## TASK TO CARRY OUT
Can you write out all the lines word for word, with no pictures?

## INFORMATION SHOWN

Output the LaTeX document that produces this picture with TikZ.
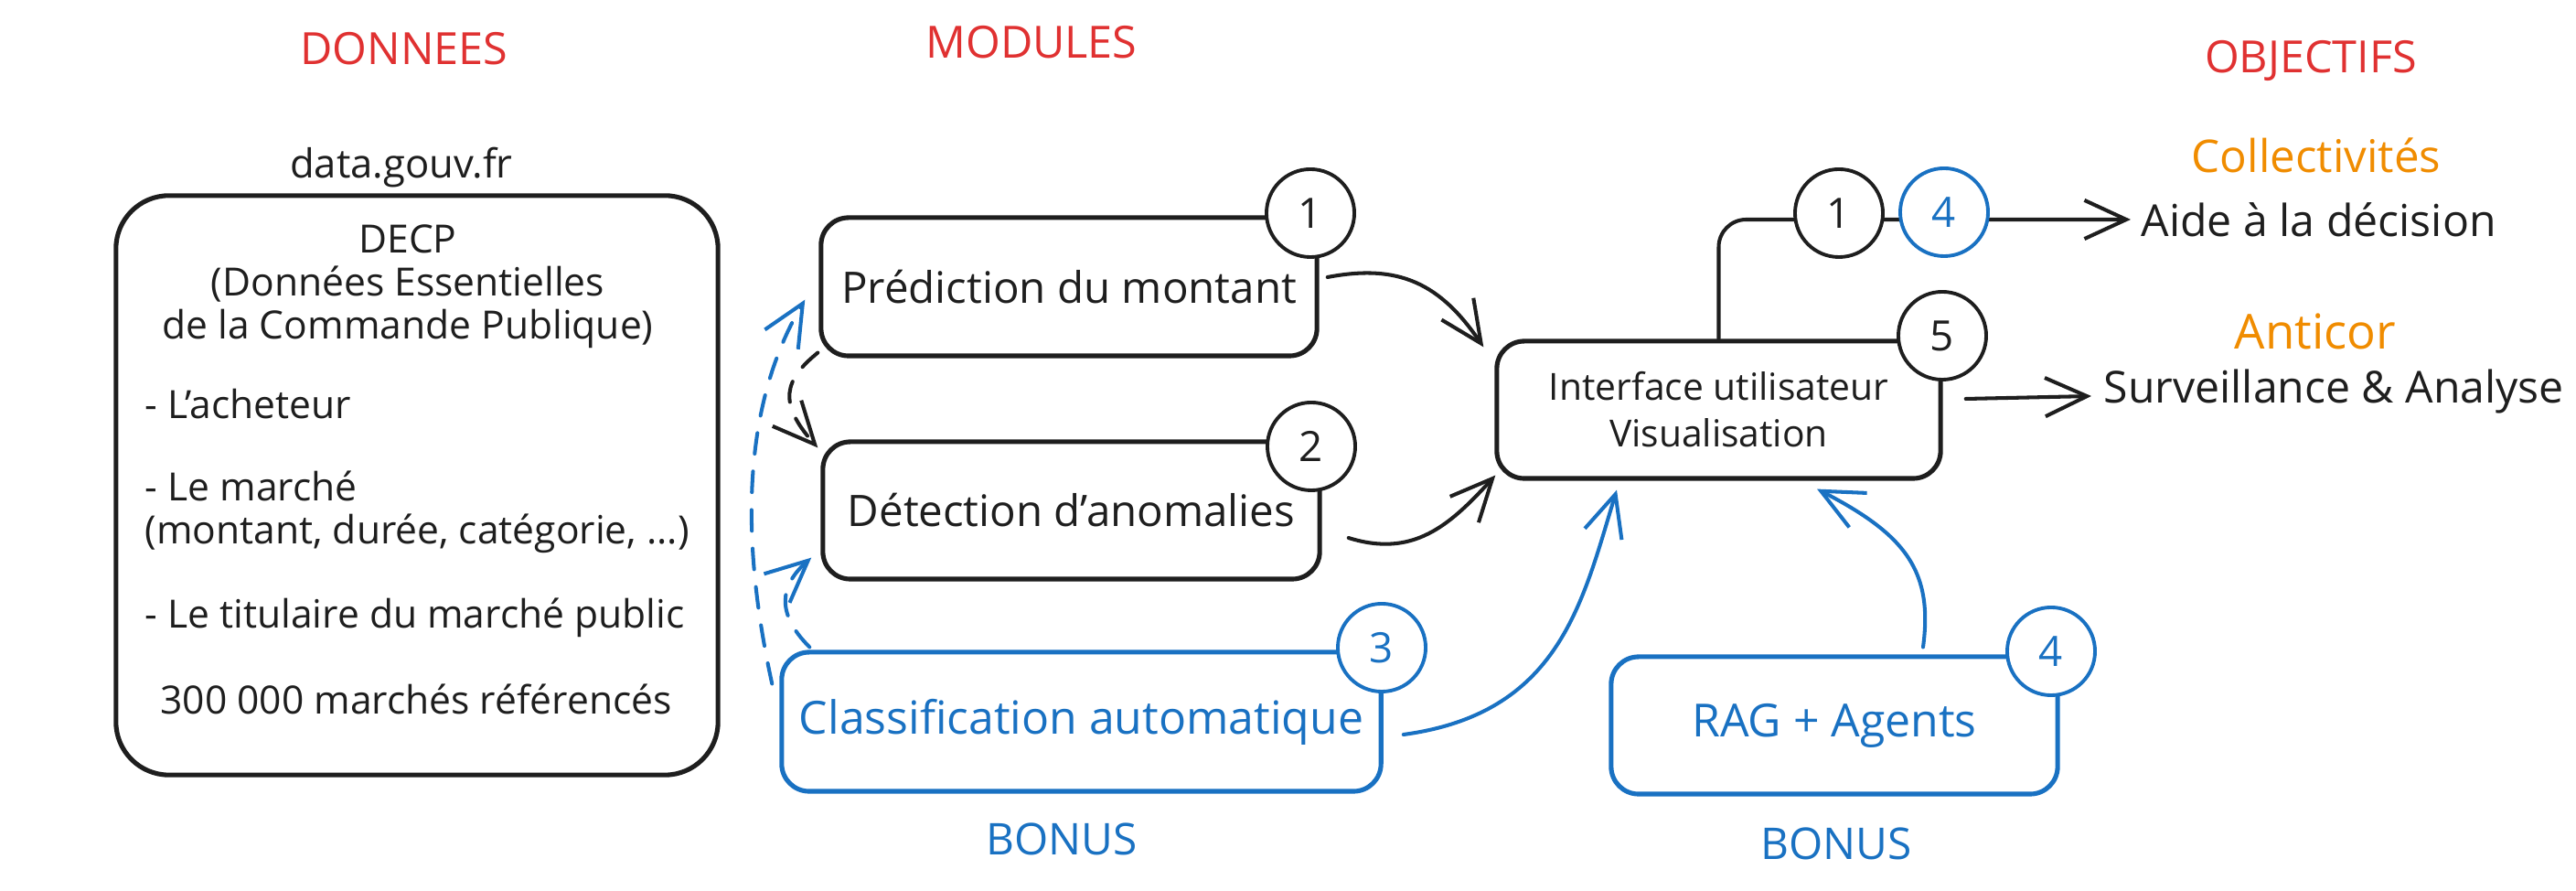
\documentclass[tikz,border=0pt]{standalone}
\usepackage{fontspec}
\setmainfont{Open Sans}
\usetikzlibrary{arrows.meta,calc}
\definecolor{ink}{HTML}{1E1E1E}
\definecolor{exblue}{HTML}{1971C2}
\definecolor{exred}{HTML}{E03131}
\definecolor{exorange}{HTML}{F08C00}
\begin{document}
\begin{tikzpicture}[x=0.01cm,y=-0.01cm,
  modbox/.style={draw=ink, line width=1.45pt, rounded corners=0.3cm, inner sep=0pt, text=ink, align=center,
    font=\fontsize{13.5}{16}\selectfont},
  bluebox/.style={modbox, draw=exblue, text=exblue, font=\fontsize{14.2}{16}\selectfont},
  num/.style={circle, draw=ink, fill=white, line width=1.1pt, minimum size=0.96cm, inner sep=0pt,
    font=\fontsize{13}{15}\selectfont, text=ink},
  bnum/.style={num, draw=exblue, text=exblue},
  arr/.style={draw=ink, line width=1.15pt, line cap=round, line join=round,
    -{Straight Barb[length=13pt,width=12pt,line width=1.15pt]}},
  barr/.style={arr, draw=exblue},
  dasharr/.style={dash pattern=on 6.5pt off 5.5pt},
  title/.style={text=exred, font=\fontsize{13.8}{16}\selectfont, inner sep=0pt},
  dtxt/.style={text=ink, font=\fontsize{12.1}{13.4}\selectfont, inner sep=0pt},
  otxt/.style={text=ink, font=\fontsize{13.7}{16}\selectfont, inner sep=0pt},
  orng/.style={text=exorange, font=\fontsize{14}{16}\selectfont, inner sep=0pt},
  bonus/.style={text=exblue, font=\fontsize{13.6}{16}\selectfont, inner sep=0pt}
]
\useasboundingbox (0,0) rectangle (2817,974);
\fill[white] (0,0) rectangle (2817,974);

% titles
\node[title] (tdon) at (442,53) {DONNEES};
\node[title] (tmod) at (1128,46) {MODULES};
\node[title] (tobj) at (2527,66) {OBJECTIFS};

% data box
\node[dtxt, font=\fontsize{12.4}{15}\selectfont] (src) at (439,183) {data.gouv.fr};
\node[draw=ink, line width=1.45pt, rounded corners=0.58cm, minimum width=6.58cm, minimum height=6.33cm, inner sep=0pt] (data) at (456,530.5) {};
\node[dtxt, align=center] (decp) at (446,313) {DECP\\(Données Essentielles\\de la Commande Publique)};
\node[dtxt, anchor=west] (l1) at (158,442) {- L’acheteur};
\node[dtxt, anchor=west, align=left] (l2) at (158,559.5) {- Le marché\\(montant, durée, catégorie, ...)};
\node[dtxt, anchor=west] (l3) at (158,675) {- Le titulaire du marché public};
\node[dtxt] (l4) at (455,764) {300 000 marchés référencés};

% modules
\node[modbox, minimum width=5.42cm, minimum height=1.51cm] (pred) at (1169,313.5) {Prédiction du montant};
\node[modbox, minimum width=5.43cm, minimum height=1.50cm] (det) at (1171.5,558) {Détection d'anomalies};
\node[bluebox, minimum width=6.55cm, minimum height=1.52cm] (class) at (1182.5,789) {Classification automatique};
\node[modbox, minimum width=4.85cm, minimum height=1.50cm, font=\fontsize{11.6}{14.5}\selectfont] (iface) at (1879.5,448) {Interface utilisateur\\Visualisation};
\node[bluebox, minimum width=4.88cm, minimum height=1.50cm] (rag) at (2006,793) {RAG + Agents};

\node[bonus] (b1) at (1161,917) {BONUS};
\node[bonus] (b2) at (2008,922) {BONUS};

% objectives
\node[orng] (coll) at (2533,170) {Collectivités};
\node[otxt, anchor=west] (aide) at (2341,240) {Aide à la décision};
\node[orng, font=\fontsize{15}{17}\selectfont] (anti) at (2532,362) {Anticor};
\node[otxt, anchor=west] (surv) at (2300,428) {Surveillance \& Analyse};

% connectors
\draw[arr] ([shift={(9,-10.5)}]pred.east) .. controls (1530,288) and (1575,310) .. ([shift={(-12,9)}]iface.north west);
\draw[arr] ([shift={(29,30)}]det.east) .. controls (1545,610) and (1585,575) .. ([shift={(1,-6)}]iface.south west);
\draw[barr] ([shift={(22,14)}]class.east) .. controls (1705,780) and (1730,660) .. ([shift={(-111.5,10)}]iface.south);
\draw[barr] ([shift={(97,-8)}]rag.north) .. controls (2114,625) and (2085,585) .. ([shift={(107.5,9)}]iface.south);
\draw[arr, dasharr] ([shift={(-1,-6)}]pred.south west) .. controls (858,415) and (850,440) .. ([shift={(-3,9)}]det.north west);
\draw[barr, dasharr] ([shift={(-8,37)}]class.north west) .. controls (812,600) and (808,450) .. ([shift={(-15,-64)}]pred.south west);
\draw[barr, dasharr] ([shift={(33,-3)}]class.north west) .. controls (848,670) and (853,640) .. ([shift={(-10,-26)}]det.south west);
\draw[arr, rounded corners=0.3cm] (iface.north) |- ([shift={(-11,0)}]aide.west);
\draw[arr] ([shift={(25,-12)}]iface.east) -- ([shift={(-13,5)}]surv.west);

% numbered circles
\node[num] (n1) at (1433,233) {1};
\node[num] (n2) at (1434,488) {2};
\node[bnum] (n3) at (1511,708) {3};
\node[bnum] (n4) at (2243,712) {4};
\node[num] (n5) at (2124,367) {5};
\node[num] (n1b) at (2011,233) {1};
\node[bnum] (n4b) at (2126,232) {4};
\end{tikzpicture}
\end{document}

## FINISHED TASK
Output the LaTeX document that produces this picture with TikZ.
\documentclass[tikz,border=0pt]{standalone}
\usepackage{fontspec}
\setmainfont{Open Sans}
\usetikzlibrary{arrows.meta,calc}
\definecolor{ink}{HTML}{1E1E1E}
\definecolor{exblue}{HTML}{1971C2}
\definecolor{exred}{HTML}{E03131}
\definecolor{exorange}{HTML}{F08C00}
\begin{document}
\begin{tikzpicture}[x=0.01cm,y=-0.01cm,
  modbox/.style={draw=ink, line width=1.45pt, rounded corners=0.3cm, inner sep=0pt, text=ink, align=center,
    font=\fontsize{13.5}{16}\selectfont},
  bluebox/.style={modbox, draw=exblue, text=exblue, font=\fontsize{14.2}{16}\selectfont},
  num/.style={circle, draw=ink, fill=white, line width=1.1pt, minimum size=0.96cm, inner sep=0pt,
    font=\fontsize{13}{15}\selectfont, text=ink},
  bnum/.style={num, draw=exblue, text=exblue},
  arr/.style={draw=ink, line width=1.15pt, line cap=round, line join=round,
    -{Straight Barb[length=13pt,width=12pt,line width=1.15pt]}},
  barr/.style={arr, draw=exblue},
  dasharr/.style={dash pattern=on 6.5pt off 5.5pt},
  title/.style={text=exred, font=\fontsize{13.8}{16}\selectfont, inner sep=0pt},
  dtxt/.style={text=ink, font=\fontsize{12.1}{13.4}\selectfont, inner sep=0pt},
  otxt/.style={text=ink, font=\fontsize{13.7}{16}\selectfont, inner sep=0pt},
  orng/.style={text=exorange, font=\fontsize{14}{16}\selectfont, inner sep=0pt},
  bonus/.style={text=exblue, font=\fontsize{13.6}{16}\selectfont, inner sep=0pt}
]
\useasboundingbox (0,0) rectangle (2817,974);
\fill[white] (0,0) rectangle (2817,974);

% titles
\node[title] (tdon) at (442,53) {DONNEES};
\node[title] (tmod) at (1128,46) {MODULES};
\node[title] (tobj) at (2527,66) {OBJECTIFS};

% data box
\node[dtxt, font=\fontsize{12.4}{15}\selectfont] (src) at (439,183) {data.gouv.fr};
\node[draw=ink, line width=1.45pt, rounded corners=0.58cm, minimum width=6.58cm, minimum height=6.33cm, inner sep=0pt] (data) at (456,530.5) {};
\node[dtxt, align=center] (decp) at (446,313) {DECP\\(Données Essentielles\\de la Commande Publique)};
\node[dtxt, anchor=west] (l1) at (158,442) {- L’acheteur};
\node[dtxt, anchor=west, align=left] (l2) at (158,559.5) {- Le marché\\(montant, durée, catégorie, ...)};
\node[dtxt, anchor=west] (l3) at (158,675) {- Le titulaire du marché public};
\node[dtxt] (l4) at (455,764) {300 000 marchés référencés};

% modules
\node[modbox, minimum width=5.42cm, minimum height=1.51cm] (pred) at (1169,313.5) {Prédiction du montant};
\node[modbox, minimum width=5.43cm, minimum height=1.50cm] (det) at (1171.5,558) {Détection d'anomalies};
\node[bluebox, minimum width=6.55cm, minimum height=1.52cm] (class) at (1182.5,789) {Classification automatique};
\node[modbox, minimum width=4.85cm, minimum height=1.50cm, font=\fontsize{11.6}{14.5}\selectfont] (iface) at (1879.5,448) {Interface utilisateur\\Visualisation};
\node[bluebox, minimum width=4.88cm, minimum height=1.50cm] (rag) at (2006,793) {RAG + Agents};

\node[bonus] (b1) at (1161,917) {BONUS};
\node[bonus] (b2) at (2008,922) {BONUS};

% objectives
\node[orng] (coll) at (2533,170) {Collectivités};
\node[otxt, anchor=west] (aide) at (2341,240) {Aide à la décision};
\node[orng, font=\fontsize{15}{17}\selectfont] (anti) at (2532,362) {Anticor};
\node[otxt, anchor=west] (surv) at (2300,428) {Surveillance \& Analyse};

% connectors
\draw[arr] ([shift={(9,-10.5)}]pred.east) .. controls (1530,288) and (1575,310) .. ([shift={(-12,9)}]iface.north west);
\draw[arr] ([shift={(29,30)}]det.east) .. controls (1545,610) and (1585,575) .. ([shift={(1,-6)}]iface.south west);
\draw[barr] ([shift={(22,14)}]class.east) .. controls (1705,780) and (1730,660) .. ([shift={(-111.5,10)}]iface.south);
\draw[barr] ([shift={(97,-8)}]rag.north) .. controls (2114,625) and (2085,585) .. ([shift={(107.5,9)}]iface.south);
\draw[arr, dasharr] ([shift={(-1,-6)}]pred.south west) .. controls (858,415) and (850,440) .. ([shift={(-3,9)}]det.north west);
\draw[barr, dasharr] ([shift={(-8,37)}]class.north west) .. controls (812,600) and (808,450) .. ([shift={(-15,-64)}]pred.south west);
\draw[barr, dasharr] ([shift={(33,-3)}]class.north west) .. controls (848,670) and (853,640) .. ([shift={(-10,-26)}]det.south west);
\draw[arr, rounded corners=0.3cm] (iface.north) |- ([shift={(-11,0)}]aide.west);
\draw[arr] ([shift={(25,-12)}]iface.east) -- ([shift={(-13,5)}]surv.west);

% numbered circles
\node[num] (n1) at (1433,233) {1};
\node[num] (n2) at (1434,488) {2};
\node[bnum] (n3) at (1511,708) {3};
\node[bnum] (n4) at (2243,712) {4};
\node[num] (n5) at (2124,367) {5};
\node[num] (n1b) at (2011,233) {1};
\node[bnum] (n4b) at (2126,232) {4};
\end{tikzpicture}
\end{document}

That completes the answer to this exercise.